The emerging markets are one good indicator to the state of the global economy, like one canary in a coal mine. They are not performing well at all. China’s economic hard landing, the slide in oil and commodities are all heavily impacting the emerging markets. Consequently investors are losing faith in their ability to shore up currencies and stimulate their economies. In fact, as Bloomberg reports, this year’s emerging market stock market turmoil is already worse than in the same period in 1998’s Asian financial crisis. Emerging markets currencies are even worse and downright ugly.
SocGen’s Berg recently warned:
‘The rout in emerging markets could continue for some time, especially as the major global central banks have exhausted their ammunition in recent years, making it unlikely that they will rescue global markets this time around’

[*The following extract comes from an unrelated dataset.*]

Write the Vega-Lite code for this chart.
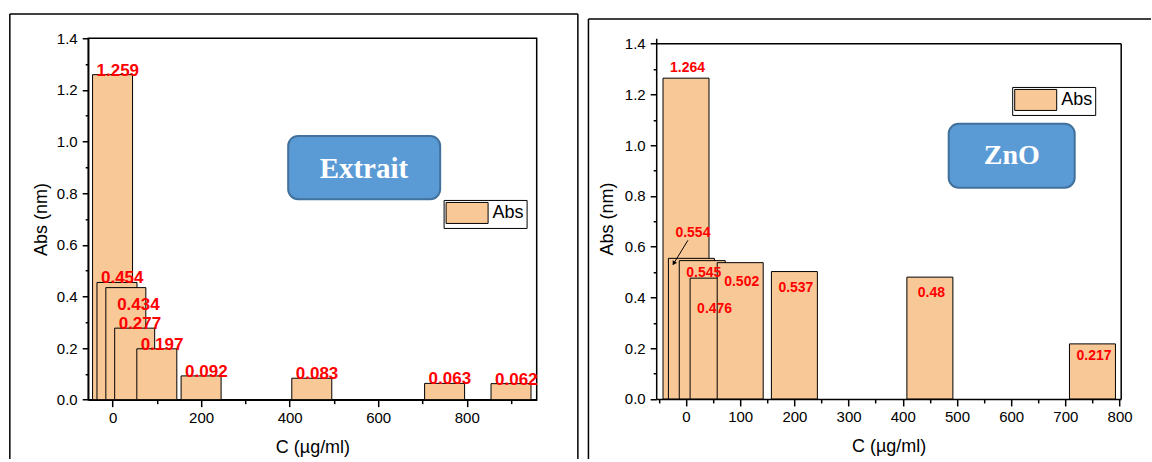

Emerging markets fall erase six years of gains
Let’s have a look at the emerging markets stock markets.
The MSCI Emerging Markets Index above just closed the week at 709.19, that’s the lowest close since May 2009. More than $2 trillion has been wiped out from the value of developing-nation equities this year alone as the index slid 13 percent – the worst start to a year since data began in 1988. The drop has exceeded the 8 percent decline in the gauge in the same period in 1998 during the Asian financial crisis and the drop in 2009 amid the global financial crisis.
The EEM iShares MSCI Emerging Markets index shows a similar pattern, though I have annotated this a bit more than one above.
On this chart we can see price broke its up-trend (green line on the chart) in July 2015. Of note this was just one month before China announced its shock currency devaluation that caused a worldwide stock plunge. The August plunge just acted to accelerate the sell off. Moreover, the rally towards the end of the year was much more feeble than that in Europe and the US. Price has already penetrated all the way back to 2009 and yet the MACD momentum indicator still has room to fall. On the MACD you can see that it turned back up towards the end of the year, but quickly aborted and has started heading lower again. This was a very negative sign and indicates weakness will persist.
Consequently the turmoil was reflected in currencies. For example, Russia’s ruble that breached an all-time low of 81.10 per dollar and the Mexican peso fell to a record-low close.